About volume objects, I think it is long overdue. I worked on one back in the days, Brecht also made some fundamental work in this area.

Although level sets could be sculpted directly (and Blender could have a volume sculpt mode if it had a volume object), generally speaking, volumes are inherently procedural and it is best to have a node system to build or process them. The modifier stack is far too limiting here, and currently it seems people are trying to cram as much OpenVDB/volume functionalities into a single modifier, which does not please me. Perhaps scattering the functionalities across modifiers could be better, more acceptable for a merge in master (like putting the boolean operations in the boolean modifier).

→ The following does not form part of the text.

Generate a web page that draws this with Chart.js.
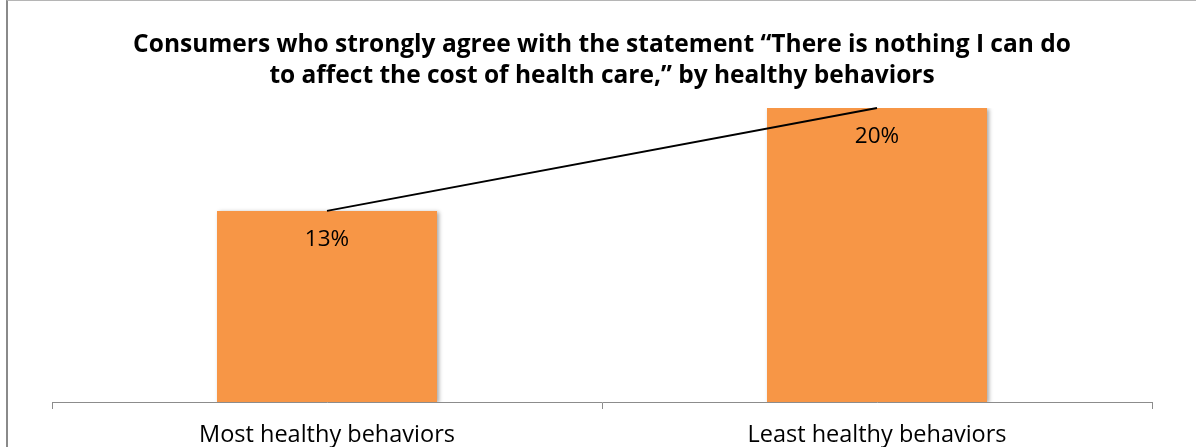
<!DOCTYPE html>
<html>
<head>
<meta charset="utf-8">
<script src="https://cdn.jsdelivr.net/npm/chart.js@4/dist/chart.umd.min.js"></script>
<style>
  html, body { margin: 0; padding: 0; background: #fff; }
  #wrap { position: relative; width: 1196px; height: 447px; }
  #frame { position: absolute; left: 6px; top: 0; width: 1190px; height: 447px;
           border-left: 2px solid #8a8a8a; border-top: 1px solid #b5b5b5; box-sizing: border-box; }
  #chart { position: absolute; left: 0; top: 0; }
</style>
</head>
<body>
<div id="wrap">
  <div id="frame"></div>
  <canvas id="chart" width="1196" height="447"></canvas>
</div>
<script>
const titleLines = [
  'Consumers who strongly agree with the statement \u201cThere is nothing I can do',
  'to affect the cost of health care,\u201d by healthy behaviors'
];
const categories = ['Most healthy behaviors', 'Least healthy behaviors'];
const shares = [0.13, 0.20];
const yMin = 0;
const yMax = 0.20;

const FONT = "'Open Sans', 'Liberation Sans', sans-serif";

// soft drop shadow under the bars, value labels drawn inside each bar
const barExtras = {
  id: 'barExtras',
  beforeDatasetDraw(chart, args) {
    if (args.index !== 0) return;
    const ctx = chart.ctx;
    ctx.save();
    ctx.shadowColor = 'rgba(0,0,0,0.35)';
    ctx.shadowBlur = 4;
    ctx.shadowOffsetX = 2;
    ctx.shadowOffsetY = 1;
  },
  afterDatasetDraw(chart, args) {
    if (args.index !== 0) return;
    const ctx = chart.ctx;
    ctx.restore();
    ctx.save();
    ctx.fillStyle = '#000';
    ctx.font = `22.5px ${FONT}`;
    ctx.textAlign = 'center';
    ctx.textBaseline = 'middle';
    args.meta.data.forEach((bar, i) => {
      ctx.fillText(Math.round(shares[i] * 100) + '%', bar.x, bar.y + 29);
    });
    ctx.restore();
  }
};

new Chart(document.getElementById('chart'), {
  type: 'bar',
  data: {
    labels: categories,
    datasets: [
      {
        type: 'bar',
        data: shares,
        backgroundColor: '#F79646',
        borderWidth: 0,
        barPercentage: 0.4,
        categoryPercentage: 1.0,
        order: 2
      },
      {
        type: 'line',
        data: shares,
        borderColor: '#000',
        borderWidth: 2,
        pointRadius: 0,
        fill: false,
        tension: 0,
        clip: false,
        order: 1
      }
    ]
  },
  options: {
    responsive: false,
    animation: false,
    layout: { padding: { left: 52, right: 44, top: 0, bottom: 0 } },
    plugins: {
      legend: { display: false },
      tooltip: { enabled: false },
      title: {
        display: true,
        text: titleLines,
        color: '#000',
        font: { family: FONT, size: 24.5, weight: 'bold', lineHeight: 1.265 },
        padding: { top: 30, bottom: 16 }
      }
    },
    scales: {
      x: {
        afterFit(scale) { scale.height = 45; },
        grid: {
          display: true,
          offset: true,
          drawOnChartArea: false,
          drawTicks: true,
          tickLength: 7,
          color: '#8c8c8c',
          lineWidth: 1
        },
        border: { display: true, color: '#8c8c8c', width: 1 },
        ticks: {
          color: '#000',
          font: { family: FONT, size: 23.5, lineHeight: 1.2 },
          padding: 12
        }
      },
      y: {
        display: false,
        min: yMin,
        max: yMax
      }
    }
  },
  plugins: [barExtras]
});
</script>
</body>
</html>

IMHO, nodes are the go to for such volumetric based workflow, but unfortunately the current “Everything Nodes” are not suited for the task as their abstraction will not allow for volume to mesh operations to occur right in the middle of the graph. It could allow to modify voxels or vertices in parallel, but not heavy topological changes to the object being treated (this was the same issue with Lukas Toenne’s system for those who remember it). So, let’s not put too many “random” functionalities in one modifier, since a more capable node system will not be here for a long time.

As for C4D, it seems to me that it is a node system in disguise : it is using a hierarchy of objects to express the final result, which is basically what nodes are (think of node connections as being parent/child relationships). It seems like a halfway point between a modifier stack and full blown nodes.